Po raz kolejny w trakcie pisania bloga, dopadł mnie dylemat o czym pisać.
Żeby było jasne – materii nigdy dość, bo życie niesie wiele przypadków tyle, że z czasem następuje silna polaryzacja oczekiwań moich czytelników.
Otóż jedni z nich, często zawodowo zajmujący się podobnymi problemami, drążą temat na poziomie szczegółowości niedostępnym dla innych.
Inni zaś zadają pytania, które dla względnie zorientowanych wydają się oczywiste, jak nie banalne.

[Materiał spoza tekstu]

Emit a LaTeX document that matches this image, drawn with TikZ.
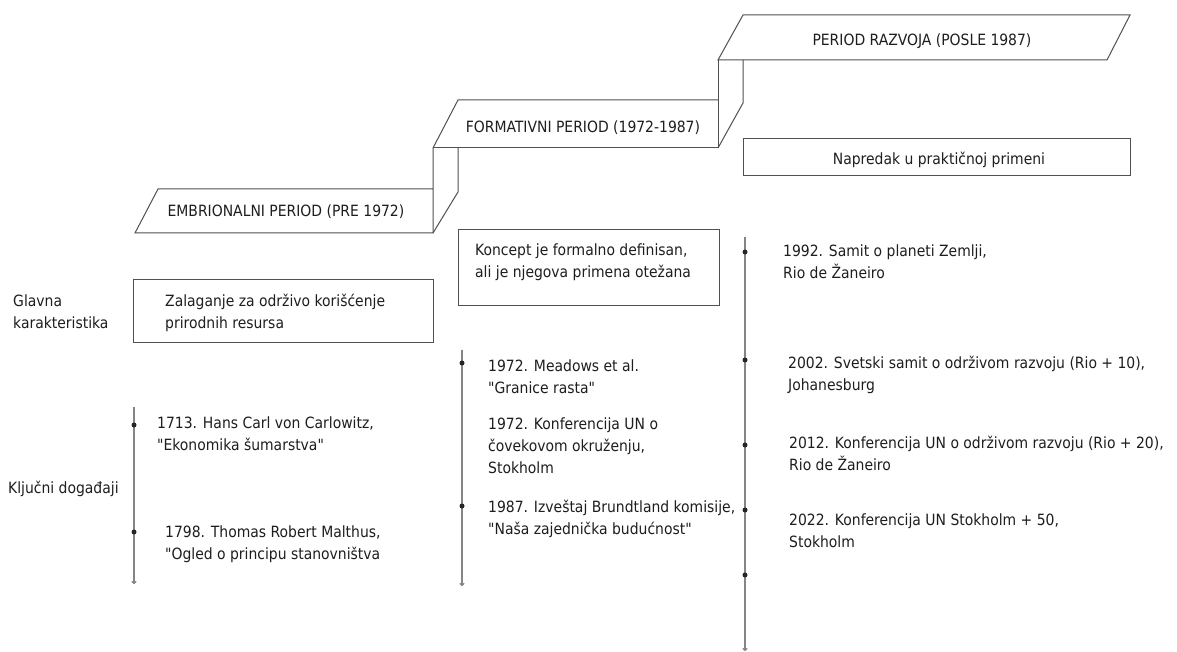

Mimo wszystko będę starał się uraczyć wszystkich przy tym blogowym szwedzkim stole a jedni i drudzy z czasem znajdą coś dla siebie.
Dziś jedno z pytań czytelników – czy można zamienić wizę Schengen na wizę krajową.
Nie można.
I tu powinien pojawić się elaborat, kończący się gdzieś w okolicach Kodeksu wizowego.
Darujmy sobie, bo roztrząsanie kwestii „dlaczego” – mało kogo by to interesowało.
Te dwa rodzaje wiz konkurują ze sobą.
Wizę wydaje Konsul i od początku aplikujemy o konkretną wizę. Po przekroczeniu granicy tracimy kontakt z głównym wydawcą wiz, jakim jest Konsul. Pisałem tu o piramidzie kompetencji wizowych.
Wizę można zmienić poprzez jej przedłużenie, unieważnienie lub cofnięcie.
Czyli można wizę zmienić, ale nie zamienić.